**Prompt**
Reproduce the listing below exactly, minus its pictures.

-=-=-=-=-

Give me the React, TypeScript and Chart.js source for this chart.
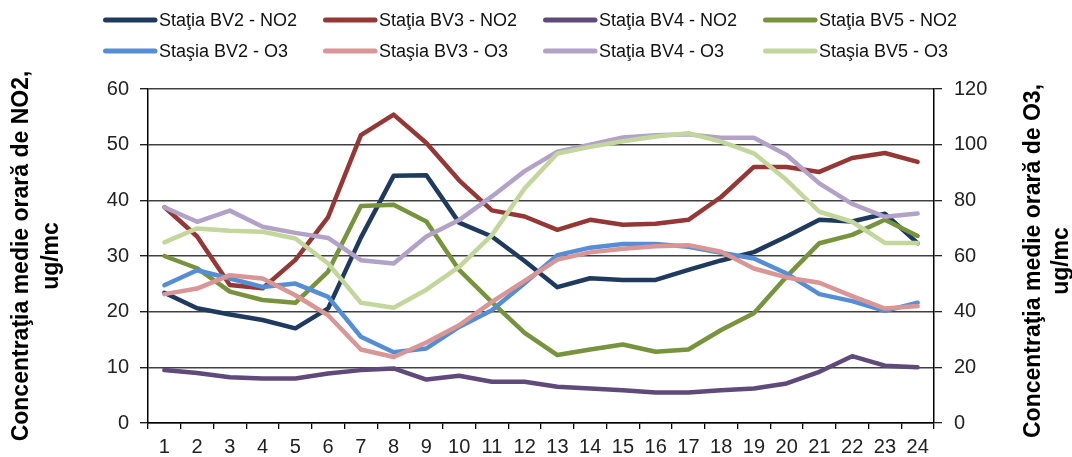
import React, { useEffect, useRef } from "react";
import { Chart, registerables } from "chart.js";

Chart.register(...registerables);

const hours = ["1","2","3","4","5","6","7","8","9","10","11","12","13","14","15","16","17","18","19","20","21","22","23","24"];

const bv2NO2 = [23.4, 20.6, 19.5, 18.5, 17.0, 20.6, 33.3, 44.4, 44.5, 36.0, 33.5, 29.1, 24.4, 26.0, 25.7, 25.7, 27.5, 29.2, 30.7, 33.5, 36.5, 36.2, 37.6, 32.3];
const bv3NO2 = [38.8, 33.5, 24.8, 24.2, 29.3, 37.0, 51.7, 55.4, 50.3, 43.6, 38.2, 37.1, 34.7, 36.5, 35.6, 35.8, 36.5, 40.6, 46.0, 46.0, 45.1, 47.6, 48.5, 46.9];
const bv4NO2 = [9.5, 9.0, 8.2, 8.0, 8.0, 8.9, 9.5, 9.8, 7.8, 8.5, 7.4, 7.4, 6.5, 6.2, 5.9, 5.5, 5.5, 5.9, 6.2, 7.1, 9.2, 12.0, 10.3, 10.0];
const bv5NO2 = [30.0, 27.8, 23.6, 22.1, 21.6, 27.2, 39.0, 39.2, 36.2, 27.5, 21.7, 16.2, 12.2, 13.2, 14.1, 12.8, 13.2, 16.7, 19.7, 26.3, 32.3, 33.8, 36.5, 33.6];
const bv2O3 = [49.5, 54.9, 51.9, 48.9, 50.1, 45.3, 31.0, 25.4, 26.8, 34.5, 40.5, 50.2, 60.3, 63.0, 64.3, 64.3, 63.3, 61.2, 59.1, 53.7, 46.3, 43.8, 40.3, 43.2];
const bv3O3 = [46.3, 48.3, 53.1, 51.9, 45.9, 38.7, 26.4, 23.7, 28.9, 35.1, 43.5, 51.1, 58.7, 61.3, 62.6, 63.5, 63.9, 61.5, 55.5, 52.3, 50.4, 45.6, 41.1, 42.0];
const bv4O3 = [77.5, 72.3, 76.3, 70.5, 68.3, 66.5, 58.5, 57.3, 67.0, 72.9, 81.4, 90.5, 97.5, 100.0, 102.6, 103.4, 103.7, 102.5, 102.5, 96.3, 86.1, 78.7, 74.1, 75.3];
const bv5O3 = [64.9, 69.9, 69.1, 68.7, 66.3, 57.3, 43.2, 41.4, 47.9, 56.1, 67.5, 84.3, 96.8, 99.2, 101.2, 102.9, 104.1, 101.1, 96.9, 87.3, 75.9, 72.3, 64.7, 64.7];

const seriesLabels = [
  "Staţia BV2 - NO2",
  "Staţia BV3 - NO2",
  "Staţia BV4 - NO2",
  "Staţia BV5 - NO2",
  "Staşia BV2 - O3",
  "Staşia BV3 - O3",
  "Staţia BV4 - O3",
  "Staşia BV5 - O3",
];
const seriesColors = ["#1f3a5f", "#953735", "#604a7b", "#77933c", "#558ed5", "#d99694", "#b3a2c7", "#c3d69b"];
const seriesValues = [bv2NO2, bv3NO2, bv4NO2, bv5NO2, bv2O3, bv3O3, bv4O3, bv5O3];
const seriesAxes = ["y", "y", "y", "y", "y2", "y2", "y2", "y2"];

const leftTitle = ["Concentraţia medie orară de NO2,", "ug/mc"];
const rightTitle = ["Concentraţia medie orară de O3,", "ug/mc"];

const FONT = "'Liberation Sans', Arial, sans-serif";

const legendPlugin = {
  id: "gridLegend",
  afterDraw(chart: any) {
    const ctx = chart.ctx;
    const colX = [103, 323, 543, 763];
    const rowY = [20, 51];
    ctx.save();
    ctx.font = `18px ${FONT}`;
    ctx.textBaseline = "middle";
    ctx.textAlign = "left";
    chart.data.datasets.forEach((ds: any, i: number) => {
      const x = colX[i % 4];
      const y = rowY[Math.floor(i / 4)];
      ctx.strokeStyle = ds.borderColor;
      ctx.lineWidth = 5;
      ctx.lineCap = "round";
      ctx.beginPath();
      ctx.moveTo(x + 2.5, y);
      ctx.lineTo(x + 52, y);
      ctx.stroke();
      ctx.fillStyle = "#111";
      ctx.fillText(ds.label, x + 56, y + 1);
    });
    ctx.restore();
  },
};

const rightTitlePlugin = {
  id: "rightTitle",
  afterDraw(chart: any) {
    const ctx = chart.ctx;
    const area = chart.chartArea;
    ctx.save();
    ctx.font = `bold 23px ${FONT}`;
    ctx.fillStyle = "#000";
    ctx.textAlign = "center";
    ctx.textBaseline = "middle";
    ctx.translate(1034, (area.top + area.bottom) / 2 + 5);
    ctx.rotate(-Math.PI / 2);
    rightTitle.forEach((line, i) => ctx.fillText(line, 0, i * 28));
    ctx.restore();
  },
};

export default function App() {
  const canvasRef = useRef<HTMLCanvasElement | null>(null);

  useEffect(() => {
    document.body.style.margin = "0";
    const canvas = canvasRef.current;
    if (!canvas) return;
    const chart = new Chart(canvas, {
      type: "line",
      data: {
        labels: hours,
        datasets: seriesLabels.map((label, i) => ({
          label,
          data: seriesValues[i],
          borderColor: seriesColors[i],
          backgroundColor: seriesColors[i],
          borderWidth: 4.5,
          pointRadius: 0,
          pointHoverRadius: 0,
          tension: 0,
          fill: false,
          borderJoinStyle: "round" as const,
          borderCapStyle: "round" as const,
          yAxisID: seriesAxes[i],
          order: seriesLabels.length - i,
        })),
      },
      options: {
        animation: false,
        responsive: true,
        maintainAspectRatio: false,
        layout: { padding: { top: 89, left: 0, right: 0, bottom: 0 } },
        plugins: {
          legend: { display: false },
          tooltip: { enabled: false },
        },
        scales: {
          x: {
            offset: true,
            grid: { display: true, drawOnChartArea: false, offset: true, tickLength: 6, tickColor: "#000", lineWidth: 1.3 },
            border: { color: "#000", width: 1.5 },
            ticks: { color: "#222", font: { family: FONT, size: 20 }, padding: 6, maxRotation: 0, autoSkip: false },
            afterFit: (s: any) => { s.height = 34; },
          },
          y: {
            position: "left",
            min: 0,
            max: 60,
            ticks: { stepSize: 10, color: "#222", font: { family: FONT, size: 20 }, padding: 11 },
            grid: { color: "#404040", lineWidth: 1.4, tickLength: 8, tickColor: "#222" },
            border: { color: "#000", width: 1.5 },
            title: {
              display: true,
              text: leftTitle,
              color: "#000",
              font: { family: FONT, size: 23, weight: "bold", lineHeight: 1.3 },
              padding: { top: 7, bottom: 0 },
            },
            afterFit: (s: any) => { s.width = 148; },
          },
          y2: {
            position: "right",
            min: 0,
            max: 120,
            ticks: { stepSize: 20, color: "#222", font: { family: FONT, size: 20 }, padding: 12 },
            grid: { drawOnChartArea: false, tickLength: 8, tickColor: "#222", lineWidth: 1.3 },
            border: { color: "#000", width: 1.5 },
            afterFit: (s: any) => { s.width = 138; },
          },
        },
      },
      plugins: [legendPlugin, rightTitlePlugin],
    });
    return () => chart.destroy();
  }, []);

  return (
    <div style={{ position: "absolute", left: 0, top: 0, width: 1072, height: 457, background: "#fff" }}>
      <canvas ref={canvasRef} />
    </div>
  );
}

-=-=-=-=-

**Answer**
Give me the React, TypeScript and Chart.js source for this chart.
import React, { useEffect, useRef } from "react";
import { Chart, registerables } from "chart.js";

Chart.register(...registerables);

const hours = ["1","2","3","4","5","6","7","8","9","10","11","12","13","14","15","16","17","18","19","20","21","22","23","24"];

const bv2NO2 = [23.4, 20.6, 19.5, 18.5, 17.0, 20.6, 33.3, 44.4, 44.5, 36.0, 33.5, 29.1, 24.4, 26.0, 25.7, 25.7, 27.5, 29.2, 30.7, 33.5, 36.5, 36.2, 37.6, 32.3];
const bv3NO2 = [38.8, 33.5, 24.8, 24.2, 29.3, 37.0, 51.7, 55.4, 50.3, 43.6, 38.2, 37.1, 34.7, 36.5, 35.6, 35.8, 36.5, 40.6, 46.0, 46.0, 45.1, 47.6, 48.5, 46.9];
const bv4NO2 = [9.5, 9.0, 8.2, 8.0, 8.0, 8.9, 9.5, 9.8, 7.8, 8.5, 7.4, 7.4, 6.5, 6.2, 5.9, 5.5, 5.5, 5.9, 6.2, 7.1, 9.2, 12.0, 10.3, 10.0];
const bv5NO2 = [30.0, 27.8, 23.6, 22.1, 21.6, 27.2, 39.0, 39.2, 36.2, 27.5, 21.7, 16.2, 12.2, 13.2, 14.1, 12.8, 13.2, 16.7, 19.7, 26.3, 32.3, 33.8, 36.5, 33.6];
const bv2O3 = [49.5, 54.9, 51.9, 48.9, 50.1, 45.3, 31.0, 25.4, 26.8, 34.5, 40.5, 50.2, 60.3, 63.0, 64.3, 64.3, 63.3, 61.2, 59.1, 53.7, 46.3, 43.8, 40.3, 43.2];
const bv3O3 = [46.3, 48.3, 53.1, 51.9, 45.9, 38.7, 26.4, 23.7, 28.9, 35.1, 43.5, 51.1, 58.7, 61.3, 62.6, 63.5, 63.9, 61.5, 55.5, 52.3, 50.4, 45.6, 41.1, 42.0];
const bv4O3 = [77.5, 72.3, 76.3, 70.5, 68.3, 66.5, 58.5, 57.3, 67.0, 72.9, 81.4, 90.5, 97.5, 100.0, 102.6, 103.4, 103.7, 102.5, 102.5, 96.3, 86.1, 78.7, 74.1, 75.3];
const bv5O3 = [64.9, 69.9, 69.1, 68.7, 66.3, 57.3, 43.2, 41.4, 47.9, 56.1, 67.5, 84.3, 96.8, 99.2, 101.2, 102.9, 104.1, 101.1, 96.9, 87.3, 75.9, 72.3, 64.7, 64.7];

const seriesLabels = [
  "Staţia BV2 - NO2",
  "Staţia BV3 - NO2",
  "Staţia BV4 - NO2",
  "Staţia BV5 - NO2",
  "Staşia BV2 - O3",
  "Staşia BV3 - O3",
  "Staţia BV4 - O3",
  "Staşia BV5 - O3",
];
const seriesColors = ["#1f3a5f", "#953735", "#604a7b", "#77933c", "#558ed5", "#d99694", "#b3a2c7", "#c3d69b"];
const seriesValues = [bv2NO2, bv3NO2, bv4NO2, bv5NO2, bv2O3, bv3O3, bv4O3, bv5O3];
const seriesAxes = ["y", "y", "y", "y", "y2", "y2", "y2", "y2"];

const leftTitle = ["Concentraţia medie orară de NO2,", "ug/mc"];
const rightTitle = ["Concentraţia medie orară de O3,", "ug/mc"];

const FONT = "'Liberation Sans', Arial, sans-serif";

const legendPlugin = {
  id: "gridLegend",
  afterDraw(chart: any) {
    const ctx = chart.ctx;
    const colX = [103, 323, 543, 763];
    const rowY = [20, 51];
    ctx.save();
    ctx.font = `18px ${FONT}`;
    ctx.textBaseline = "middle";
    ctx.textAlign = "left";
    chart.data.datasets.forEach((ds: any, i: number) => {
      const x = colX[i % 4];
      const y = rowY[Math.floor(i / 4)];
      ctx.strokeStyle = ds.borderColor;
      ctx.lineWidth = 5;
      ctx.lineCap = "round";
      ctx.beginPath();
      ctx.moveTo(x + 2.5, y);
      ctx.lineTo(x + 52, y);
      ctx.stroke();
      ctx.fillStyle = "#111";
      ctx.fillText(ds.label, x + 56, y + 1);
    });
    ctx.restore();
  },
};

const rightTitlePlugin = {
  id: "rightTitle",
  afterDraw(chart: any) {
    const ctx = chart.ctx;
    const area = chart.chartArea;
    ctx.save();
    ctx.font = `bold 23px ${FONT}`;
    ctx.fillStyle = "#000";
    ctx.textAlign = "center";
    ctx.textBaseline = "middle";
    ctx.translate(1034, (area.top + area.bottom) / 2 + 5);
    ctx.rotate(-Math.PI / 2);
    rightTitle.forEach((line, i) => ctx.fillText(line, 0, i * 28));
    ctx.restore();
  },
};

export default function App() {
  const canvasRef = useRef<HTMLCanvasElement | null>(null);

  useEffect(() => {
    document.body.style.margin = "0";
    const canvas = canvasRef.current;
    if (!canvas) return;
    const chart = new Chart(canvas, {
      type: "line",
      data: {
        labels: hours,
        datasets: seriesLabels.map((label, i) => ({
          label,
          data: seriesValues[i],
          borderColor: seriesColors[i],
          backgroundColor: seriesColors[i],
          borderWidth: 4.5,
          pointRadius: 0,
          pointHoverRadius: 0,
          tension: 0,
          fill: false,
          borderJoinStyle: "round" as const,
          borderCapStyle: "round" as const,
          yAxisID: seriesAxes[i],
          order: seriesLabels.length - i,
        })),
      },
      options: {
        animation: false,
        responsive: true,
        maintainAspectRatio: false,
        layout: { padding: { top: 89, left: 0, right: 0, bottom: 0 } },
        plugins: {
          legend: { display: false },
          tooltip: { enabled: false },
        },
        scales: {
          x: {
            offset: true,
            grid: { display: true, drawOnChartArea: false, offset: true, tickLength: 6, tickColor: "#000", lineWidth: 1.3 },
            border: { color: "#000", width: 1.5 },
            ticks: { color: "#222", font: { family: FONT, size: 20 }, padding: 6, maxRotation: 0, autoSkip: false },
            afterFit: (s: any) => { s.height = 34; },
          },
          y: {
            position: "left",
            min: 0,
            max: 60,
            ticks: { stepSize: 10, color: "#222", font: { family: FONT, size: 20 }, padding: 11 },
            grid: { color: "#404040", lineWidth: 1.4, tickLength: 8, tickColor: "#222" },
            border: { color: "#000", width: 1.5 },
            title: {
              display: true,
              text: leftTitle,
              color: "#000",
              font: { family: FONT, size: 23, weight: "bold", lineHeight: 1.3 },
              padding: { top: 7, bottom: 0 },
            },
            afterFit: (s: any) => { s.width = 148; },
          },
          y2: {
            position: "right",
            min: 0,
            max: 120,
            ticks: { stepSize: 20, color: "#222", font: { family: FONT, size: 20 }, padding: 12 },
            grid: { drawOnChartArea: false, tickLength: 8, tickColor: "#222", lineWidth: 1.3 },
            border: { color: "#000", width: 1.5 },
            afterFit: (s: any) => { s.width = 138; },
          },
        },
      },
      plugins: [legendPlugin, rightTitlePlugin],
    });
    return () => chart.destroy();
  }, []);

  return (
    <div style={{ position: "absolute", left: 0, top: 0, width: 1072, height: 457, background: "#fff" }}>
      <canvas ref={canvasRef} />
    </div>
  );
}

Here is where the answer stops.